◆ **WHAT YOU SHOULD DO**
Print the listing as it stands, omitting all images.

◆ **SOURCE DATA**
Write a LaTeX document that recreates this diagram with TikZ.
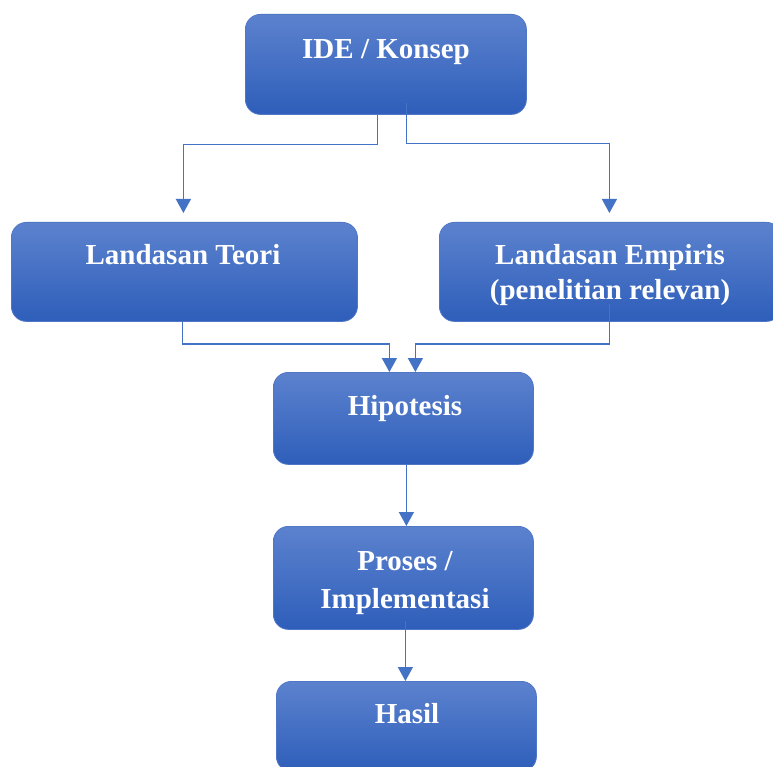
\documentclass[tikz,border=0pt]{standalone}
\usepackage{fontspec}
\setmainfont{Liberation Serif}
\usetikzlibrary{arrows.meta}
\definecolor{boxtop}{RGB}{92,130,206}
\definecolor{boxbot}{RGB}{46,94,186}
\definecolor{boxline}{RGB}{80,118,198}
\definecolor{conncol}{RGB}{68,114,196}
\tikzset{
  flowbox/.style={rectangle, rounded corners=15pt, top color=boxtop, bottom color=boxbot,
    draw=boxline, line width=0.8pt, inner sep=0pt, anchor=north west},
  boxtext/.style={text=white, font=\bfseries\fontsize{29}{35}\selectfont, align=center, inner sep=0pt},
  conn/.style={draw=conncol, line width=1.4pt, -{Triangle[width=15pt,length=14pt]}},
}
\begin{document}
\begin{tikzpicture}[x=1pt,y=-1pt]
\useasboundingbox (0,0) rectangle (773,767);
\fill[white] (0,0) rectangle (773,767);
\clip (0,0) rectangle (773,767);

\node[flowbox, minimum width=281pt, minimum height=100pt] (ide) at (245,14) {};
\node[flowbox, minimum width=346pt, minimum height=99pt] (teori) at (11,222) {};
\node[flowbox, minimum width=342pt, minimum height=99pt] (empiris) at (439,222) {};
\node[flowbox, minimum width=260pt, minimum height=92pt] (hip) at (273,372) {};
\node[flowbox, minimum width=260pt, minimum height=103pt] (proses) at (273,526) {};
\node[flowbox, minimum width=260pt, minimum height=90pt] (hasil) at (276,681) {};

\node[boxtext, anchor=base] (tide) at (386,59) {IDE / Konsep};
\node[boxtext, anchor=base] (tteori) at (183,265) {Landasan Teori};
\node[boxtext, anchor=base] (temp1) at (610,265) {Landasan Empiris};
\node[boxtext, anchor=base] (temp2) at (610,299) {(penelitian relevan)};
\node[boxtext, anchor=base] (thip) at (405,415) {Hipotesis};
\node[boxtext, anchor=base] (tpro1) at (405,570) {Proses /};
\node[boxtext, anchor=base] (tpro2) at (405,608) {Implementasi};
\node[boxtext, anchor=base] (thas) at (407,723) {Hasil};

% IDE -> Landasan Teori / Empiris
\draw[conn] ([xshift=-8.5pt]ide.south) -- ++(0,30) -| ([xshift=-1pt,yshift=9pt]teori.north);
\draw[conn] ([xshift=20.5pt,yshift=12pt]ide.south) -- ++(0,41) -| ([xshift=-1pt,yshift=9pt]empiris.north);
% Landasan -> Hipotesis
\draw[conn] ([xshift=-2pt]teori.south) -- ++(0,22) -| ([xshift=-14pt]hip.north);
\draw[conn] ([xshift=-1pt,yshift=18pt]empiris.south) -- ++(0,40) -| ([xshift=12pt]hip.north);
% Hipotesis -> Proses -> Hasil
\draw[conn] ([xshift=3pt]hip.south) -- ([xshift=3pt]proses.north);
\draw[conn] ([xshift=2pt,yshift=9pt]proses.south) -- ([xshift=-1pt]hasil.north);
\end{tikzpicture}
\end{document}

◆ **EXERCISE OUTPUT**
Write a LaTeX document that recreates this diagram with TikZ.
\documentclass[tikz,border=0pt]{standalone}
\usepackage{fontspec}
\setmainfont{Liberation Serif}
\usetikzlibrary{arrows.meta}
\definecolor{boxtop}{RGB}{92,130,206}
\definecolor{boxbot}{RGB}{46,94,186}
\definecolor{boxline}{RGB}{80,118,198}
\definecolor{conncol}{RGB}{68,114,196}
\tikzset{
  flowbox/.style={rectangle, rounded corners=15pt, top color=boxtop, bottom color=boxbot,
    draw=boxline, line width=0.8pt, inner sep=0pt, anchor=north west},
  boxtext/.style={text=white, font=\bfseries\fontsize{29}{35}\selectfont, align=center, inner sep=0pt},
  conn/.style={draw=conncol, line width=1.4pt, -{Triangle[width=15pt,length=14pt]}},
}
\begin{document}
\begin{tikzpicture}[x=1pt,y=-1pt]
\useasboundingbox (0,0) rectangle (773,767);
\fill[white] (0,0) rectangle (773,767);
\clip (0,0) rectangle (773,767);

\node[flowbox, minimum width=281pt, minimum height=100pt] (ide) at (245,14) {};
\node[flowbox, minimum width=346pt, minimum height=99pt] (teori) at (11,222) {};
\node[flowbox, minimum width=342pt, minimum height=99pt] (empiris) at (439,222) {};
\node[flowbox, minimum width=260pt, minimum height=92pt] (hip) at (273,372) {};
\node[flowbox, minimum width=260pt, minimum height=103pt] (proses) at (273,526) {};
\node[flowbox, minimum width=260pt, minimum height=90pt] (hasil) at (276,681) {};

\node[boxtext, anchor=base] (tide) at (386,59) {IDE / Konsep};
\node[boxtext, anchor=base] (tteori) at (183,265) {Landasan Teori};
\node[boxtext, anchor=base] (temp1) at (610,265) {Landasan Empiris};
\node[boxtext, anchor=base] (temp2) at (610,299) {(penelitian relevan)};
\node[boxtext, anchor=base] (thip) at (405,415) {Hipotesis};
\node[boxtext, anchor=base] (tpro1) at (405,570) {Proses /};
\node[boxtext, anchor=base] (tpro2) at (405,608) {Implementasi};
\node[boxtext, anchor=base] (thas) at (407,723) {Hasil};

% IDE -> Landasan Teori / Empiris
\draw[conn] ([xshift=-8.5pt]ide.south) -- ++(0,30) -| ([xshift=-1pt,yshift=9pt]teori.north);
\draw[conn] ([xshift=20.5pt,yshift=12pt]ide.south) -- ++(0,41) -| ([xshift=-1pt,yshift=9pt]empiris.north);
% Landasan -> Hipotesis
\draw[conn] ([xshift=-2pt]teori.south) -- ++(0,22) -| ([xshift=-14pt]hip.north);
\draw[conn] ([xshift=-1pt,yshift=18pt]empiris.south) -- ++(0,40) -| ([xshift=12pt]hip.north);
% Hipotesis -> Proses -> Hasil
\draw[conn] ([xshift=3pt]hip.south) -- ([xshift=3pt]proses.north);
\draw[conn] ([xshift=2pt,yshift=9pt]proses.south) -- ([xshift=-1pt]hasil.north);
\end{tikzpicture}
\end{document}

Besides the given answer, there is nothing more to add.